The application of the restriction procedure, however, was not limited to such circumstances. In La Moselle Clothing Ltd. v. Souhali, the court described the ‘primary purpose’ of s.150 as being:
the protection of the public from persons who, by their conduct, have shown themselves unfit to hold the office of, and discharge the duties of, a director of a company and, in consequence, represent a danger to potential investors and traders dealing with such companies.
It became apparent after a number of years, however, that the changes introduced by the 1990 Act were not having the desired effect of deterring certain directors from conducting the affairs of companies in an incompetent and dishonest manner. The principal reason for this was that prior to the introduction of s.56 of the Company Law Enforcement Act 2001, s.150 did not expressly require any person (such as a liquidator) to bring such an application.
The problem was addressed in court liquidations through a practice direction in the case Business Communications Limited v Baxter and Parsons.
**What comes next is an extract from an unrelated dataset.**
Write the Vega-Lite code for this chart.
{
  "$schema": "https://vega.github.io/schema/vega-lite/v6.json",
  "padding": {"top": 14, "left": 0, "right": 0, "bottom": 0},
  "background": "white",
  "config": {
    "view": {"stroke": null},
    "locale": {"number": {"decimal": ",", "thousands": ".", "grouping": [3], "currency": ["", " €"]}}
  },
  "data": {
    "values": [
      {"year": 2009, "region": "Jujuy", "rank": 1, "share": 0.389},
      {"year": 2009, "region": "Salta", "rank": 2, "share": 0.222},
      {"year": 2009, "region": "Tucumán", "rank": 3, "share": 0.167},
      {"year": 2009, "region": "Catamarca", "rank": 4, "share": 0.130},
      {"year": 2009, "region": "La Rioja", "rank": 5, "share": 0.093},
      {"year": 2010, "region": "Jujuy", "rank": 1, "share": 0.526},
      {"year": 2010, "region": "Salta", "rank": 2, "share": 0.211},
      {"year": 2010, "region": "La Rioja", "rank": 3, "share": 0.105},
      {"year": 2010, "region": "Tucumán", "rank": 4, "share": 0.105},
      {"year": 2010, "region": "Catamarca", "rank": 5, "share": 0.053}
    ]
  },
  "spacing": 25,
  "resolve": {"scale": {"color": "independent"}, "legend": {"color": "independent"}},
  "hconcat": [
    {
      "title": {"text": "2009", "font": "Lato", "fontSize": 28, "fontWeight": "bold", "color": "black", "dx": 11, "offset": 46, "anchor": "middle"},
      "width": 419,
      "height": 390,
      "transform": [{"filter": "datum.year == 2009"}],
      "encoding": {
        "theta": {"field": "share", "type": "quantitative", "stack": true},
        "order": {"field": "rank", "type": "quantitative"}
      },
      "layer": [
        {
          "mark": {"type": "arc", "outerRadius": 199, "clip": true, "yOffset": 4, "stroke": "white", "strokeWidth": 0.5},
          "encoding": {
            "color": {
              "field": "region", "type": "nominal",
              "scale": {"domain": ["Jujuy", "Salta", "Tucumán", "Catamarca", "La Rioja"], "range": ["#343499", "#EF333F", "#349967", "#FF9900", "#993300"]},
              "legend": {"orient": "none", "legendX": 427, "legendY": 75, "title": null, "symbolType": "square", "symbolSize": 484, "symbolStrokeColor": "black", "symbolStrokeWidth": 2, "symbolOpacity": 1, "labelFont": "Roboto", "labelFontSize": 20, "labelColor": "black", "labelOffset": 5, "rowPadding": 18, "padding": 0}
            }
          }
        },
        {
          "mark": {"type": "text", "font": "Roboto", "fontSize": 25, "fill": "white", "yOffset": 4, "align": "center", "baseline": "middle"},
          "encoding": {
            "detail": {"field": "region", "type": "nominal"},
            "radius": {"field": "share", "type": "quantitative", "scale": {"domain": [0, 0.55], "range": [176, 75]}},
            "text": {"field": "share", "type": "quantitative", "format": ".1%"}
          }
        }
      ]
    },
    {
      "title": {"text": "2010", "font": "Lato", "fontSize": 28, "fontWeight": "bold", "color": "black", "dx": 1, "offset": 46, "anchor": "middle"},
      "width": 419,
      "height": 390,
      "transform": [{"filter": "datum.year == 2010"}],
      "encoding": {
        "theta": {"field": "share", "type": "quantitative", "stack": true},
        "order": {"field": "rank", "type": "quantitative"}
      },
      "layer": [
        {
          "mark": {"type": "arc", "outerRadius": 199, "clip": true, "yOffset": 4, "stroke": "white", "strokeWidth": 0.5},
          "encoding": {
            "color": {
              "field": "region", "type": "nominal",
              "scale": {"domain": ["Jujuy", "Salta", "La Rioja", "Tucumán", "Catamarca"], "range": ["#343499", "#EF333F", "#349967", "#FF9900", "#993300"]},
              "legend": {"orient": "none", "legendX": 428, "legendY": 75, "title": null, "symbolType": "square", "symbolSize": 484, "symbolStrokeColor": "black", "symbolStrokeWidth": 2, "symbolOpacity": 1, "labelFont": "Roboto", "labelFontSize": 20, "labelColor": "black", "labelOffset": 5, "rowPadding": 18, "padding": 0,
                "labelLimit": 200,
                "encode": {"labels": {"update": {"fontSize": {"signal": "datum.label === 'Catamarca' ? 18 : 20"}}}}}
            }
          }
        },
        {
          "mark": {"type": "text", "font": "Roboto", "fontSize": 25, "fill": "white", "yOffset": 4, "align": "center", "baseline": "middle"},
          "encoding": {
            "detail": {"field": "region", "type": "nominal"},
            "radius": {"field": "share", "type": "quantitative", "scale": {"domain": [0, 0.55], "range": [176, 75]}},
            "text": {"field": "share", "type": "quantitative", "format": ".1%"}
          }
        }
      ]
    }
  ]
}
This required all liquidators of companies wound up by the court to make an application under s.150. In the vast majority of voluntary liquidations, no such application was made.
The position has now been altered by the enactment of the Company Law Enforcement Act 2001. Under s.56 of that Act, a liquidator is required to report to the Director of Corporate Enforcement (the ‘Director’) within 6 months of his appointment and is subsequently required to apply to the High Court for a restriction order unless he has been relieved by the Director of the obligation to do so. This provision applies to all insolvent liquidations. In practice, it extends the scope of s.150 to creditors’ voluntary liquidations.
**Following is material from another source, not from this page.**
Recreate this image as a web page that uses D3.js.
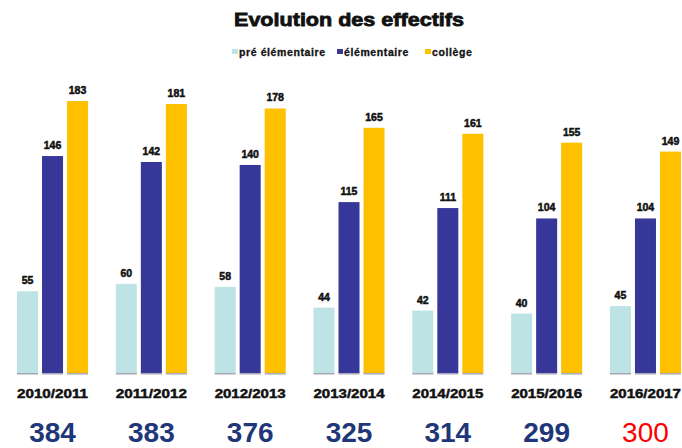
<!DOCTYPE html>
<html>
<head>
<meta charset="utf-8">
<script src="https://cdn.jsdelivr.net/npm/d3@7"></script>
<style>
  body { margin: 0; background: #fff; }
  text { font-family: "Liberation Sans", Arial, sans-serif; }
</style>
</head>
<body>
<div class="js-chart"></div>
<script>
// data
var years = ['2010/2011', '2011/2012', '2012/2013', '2013/2014', '2014/2015', '2015/2016', '2016/2017'];
var series = ['pré élémentaire', 'élémentaire', 'collège'];
var preElementaire = [55, 60, 58, 44, 42, 40, 45];
var elementaire = [146, 142, 140, 115, 111, 104, 104];
var college = [183, 181, 178, 165, 161, 155, 149];
var totals = [384, 383, 376, 325, 314, 299, 300];

var colors = ['#bde3e5', '#37379a', '#ffc000'];

var width = 682, height = 448;
var baseline = 373;

var rows = years.map(function(y, i) {
  return { year: y, values: [preElementaire[i], elementaire[i], college[i]], total: totals[i] };
});

var svg = d3.select('.js-chart').append('svg')
  .attr('width', width)
  .attr('height', height);

// scales
var x0 = d3.scaleBand()
  .domain(years)
  .range([17, 681])
  .paddingInner(0.281);

var x1 = d3.scaleBand()
  .domain(series)
  .range([0, x0.bandwidth()])
  .paddingInner(0.16);

var y = d3.scaleLinear()
  .domain([0, 200])
  .range([baseline, baseline - 200 * 1.486]);

var color = d3.scaleOrdinal().domain(series).range(colors);

// title
svg.append('text')
  .attr('x', 349)
  .attr('y', 26)
  .attr('text-anchor', 'middle')
  .attr('font-size', 19)
  .attr('font-weight', 'bold')
  .attr('stroke', '#111')
  .attr('stroke-width', 0.8)
  .attr('fill', '#111')
  .attr('textLength', 230)
  .attr('lengthAdjust', 'spacingAndGlyphs')
  .text('Evolution des effectifs');

// legend
var legendX = [232, 337, 425];
var legend = svg.selectAll('.legend')
  .data(series)
  .enter().append('g')
  .attr('class', 'legend')
  .attr('transform', function(d, i) { return 'translate(' + legendX[i] + ',48)'; });

legend.append('rect')
  .attr('width', 6)
  .attr('height', 5)
  .attr('y', 1)
  .attr('fill', function(d) { return color(d); });

legend.append('text')
  .attr('x', 7)
  .attr('y', 7.5)
  .attr('font-size', 10.5)
  .attr('font-weight', 'bold')
  .attr('letter-spacing', 0.6)
  .attr('fill', '#111')
  .attr('stroke', '#111')
  .attr('stroke-width', 0.3)
  .text(function(d) { return d; });

// bars
var groups = svg.selectAll('.group')
  .data(rows)
  .enter().append('g')
  .attr('class', 'group')
  .attr('transform', function(d) { return 'translate(' + x0(d.year) + ',0)'; });

var bars = groups.selectAll('.bar')
  .data(function(d) {
    return d.values.map(function(v, i) { return { key: series[i], value: v }; });
  })
  .enter().append('g')
  .attr('class', 'bar');

// faint shadow at the foot of each bar
bars.append('rect')
  .attr('x', function(d) { return x1(d.key); })
  .attr('y', baseline - 0.5)
  .attr('width', x1.bandwidth())
  .attr('height', 2)
  .attr('fill', '#a8a8b8');

bars.append('rect')
  .attr('x', function(d) { return x1(d.key); })
  .attr('y', function(d) { return y(d.value); })
  .attr('width', x1.bandwidth())
  .attr('height', function(d) { return baseline - y(d.value); })
  .attr('fill', function(d) { return color(d.key); });

bars.append('text')
  .attr('x', function(d) { return x1(d.key) + x1.bandwidth() / 2; })
  .attr('y', function(d) { return y(d.value) - 7; })
  .attr('text-anchor', 'middle')
  .attr('font-size', 10.5)
  .attr('font-weight', 'bold')
  .attr('fill', '#111')
  .attr('stroke', '#111')
  .attr('stroke-width', 0.5)
  .text(function(d) { return d.value; });

// year labels
groups.append('text')
  .attr('x', x0.bandwidth() / 2)
  .attr('y', 398)
  .attr('text-anchor', 'middle')
  .attr('font-size', 13)
  .attr('font-weight', 'bold')
  .attr('fill', '#111')
  .attr('stroke', '#111')
  .attr('stroke-width', 0.5)
  .attr('textLength', 71)
  .attr('lengthAdjust', 'spacingAndGlyphs')
  .text(function(d) { return d.year; });

// totals, the last one in red
groups.append('text')
  .attr('x', x0.bandwidth() / 2)
  .attr('y', 442)
  .attr('text-anchor', 'middle')
  .attr('font-size', 28)
  .attr('font-weight', function(d, i) { return i === years.length - 1 ? 'normal' : 'bold'; })
  .attr('fill', function(d, i) { return i === years.length - 1 ? '#ff0000' : '#1f3778'; })
  .text(function(d) { return d.total; });
</script>
</body>
</html>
Initially, s.56 applied to all new liquidations and to all ongoing liquidations where the liquidator was appointed from 1 July 2001 onwards. The section was then extended with effect from 30 June 2003, to include ongoing4 liquidations commenced between January 2000 and 30 June 2001. It is not proposed to extend the application of s.56 to liquidations commenced prior to 1 January 2000. With regard to court liquidations commenced prior to 1 January 2000 and which are ongoing, liquidators remain bound by the practice direction in the Business Communications v Baxter and Parsons case. The High Court judge who currently deals with most of these applications has stated that a liquidator of a company wound up by the court which does not come within the ambit of s.56 can apply for relief from the requirement to make an application pursuant to s.150 in certain circumstances.